Unit 5: Culminating Tasks
Understanding Literary Language and Point of View
Standards: ELAGSE9-10RL4, ELAGSE9-10RL6, ELAGSE9-10W3
Traditions and Culture
Select a story, book, or play you have read that includes characters or events from another part of the world.
Think about the point of view of the characters or the events that represent a different cultural experience from someone living in the United States.
Choose a passage, chapter, or excerpt. Answer the following questions:
• What is the writer’s culture?
• What makes the cultural experience within the passage unique?
• How is this experience different from your own culture?
Write a similar piece reflecting your own cultural experiences.
• Base your writing on your own family or a family that you know.
• Use literary devices, such as figurative language, word choice, and imagery, in your writing.
• Address the question “How are your family traditions different or unique in some way?”

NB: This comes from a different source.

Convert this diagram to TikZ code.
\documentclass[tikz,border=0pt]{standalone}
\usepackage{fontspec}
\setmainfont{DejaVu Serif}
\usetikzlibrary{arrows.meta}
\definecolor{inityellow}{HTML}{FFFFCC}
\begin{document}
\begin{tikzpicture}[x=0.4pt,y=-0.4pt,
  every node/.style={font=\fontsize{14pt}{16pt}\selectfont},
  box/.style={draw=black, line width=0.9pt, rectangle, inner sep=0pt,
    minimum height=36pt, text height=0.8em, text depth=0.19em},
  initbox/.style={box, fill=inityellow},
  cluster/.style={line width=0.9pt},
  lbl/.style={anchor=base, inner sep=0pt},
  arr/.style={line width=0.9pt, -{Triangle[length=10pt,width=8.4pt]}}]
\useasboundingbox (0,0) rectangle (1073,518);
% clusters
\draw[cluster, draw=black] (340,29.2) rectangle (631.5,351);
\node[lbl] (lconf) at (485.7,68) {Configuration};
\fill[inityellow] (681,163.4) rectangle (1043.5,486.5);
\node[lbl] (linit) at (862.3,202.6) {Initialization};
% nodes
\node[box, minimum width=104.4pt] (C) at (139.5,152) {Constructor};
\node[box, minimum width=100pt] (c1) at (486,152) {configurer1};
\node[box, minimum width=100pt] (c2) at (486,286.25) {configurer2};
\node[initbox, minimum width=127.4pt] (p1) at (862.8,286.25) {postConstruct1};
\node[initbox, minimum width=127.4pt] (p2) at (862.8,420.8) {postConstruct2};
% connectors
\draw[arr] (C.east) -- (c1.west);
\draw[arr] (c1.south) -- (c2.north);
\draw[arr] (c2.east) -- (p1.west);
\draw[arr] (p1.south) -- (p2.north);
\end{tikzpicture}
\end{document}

Sample Performance-based/Standards-based Task(s) from GADOE Guidance Document
ELAGSE9-10RL6: Facilitate an interactive web-based communications experience between your students and a class of students from another culture (various avenues for creating these connections already exist, like One World Classroom at http://www.ccph.com/, or join other classrooms around the world in following National Geographic journalist Paul Salopek in his Out of Eden Walk at www.outofedenwalk.com). Local students may choose a myth that they feel is representative of their classroom or culture and will ask their partner classroom to do the same. Students will interact through a web connection to discuss their mythologies and the similarities and differences in their cultures.

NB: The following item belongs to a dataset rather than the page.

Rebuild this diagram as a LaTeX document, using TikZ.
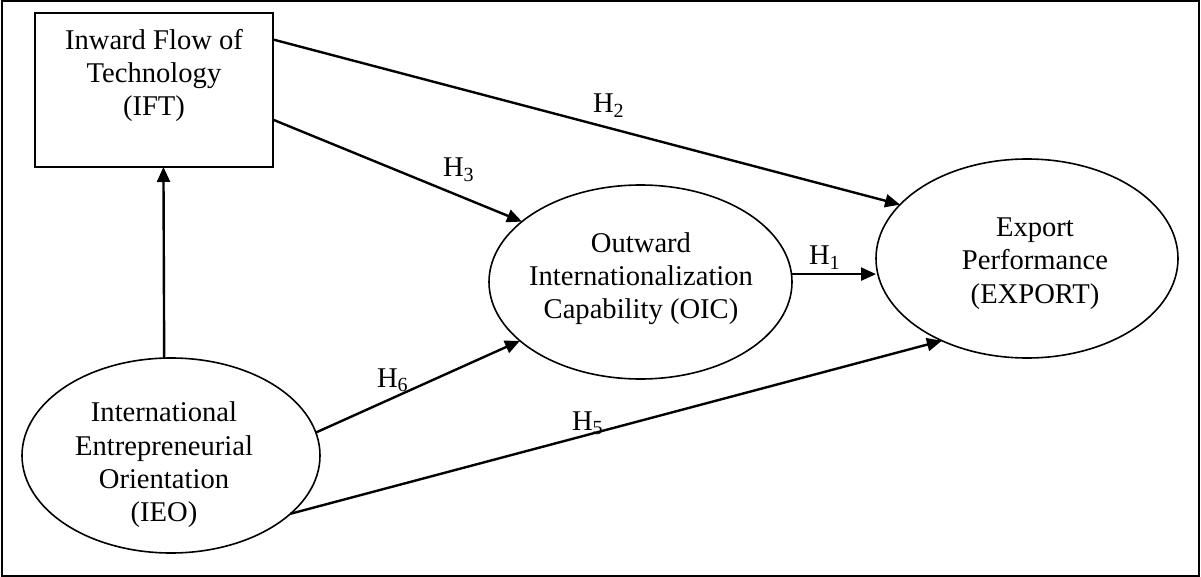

ELAGSE9-10RI6:Provide students with a variety of articles and essays that clearly use pathos, logos, or ethos to advance their claims. Have students read and reread the articles, then choose one to highlight and annotate to attempt to identify the rhetorical approach most prevalent in the piece. Students will then rewrite the article or essay changing the focus of the appeal to one of the other two focuses (they may use imaginary elements or their own background knowledge). For example, a student might begin by analyzing an essay on spaying and neutering pets that focuses on starving and abused pets roaming the streets (pathos). They will first quantify the effects of this strategy (for example: in paragraph 2, line 5, the author may lose some readers through the graphic description of the pet who was run over), then rewrite the piece to focus instead on, for example, the financial impact on the city’s budget of failing to spay or neuter pets (logos).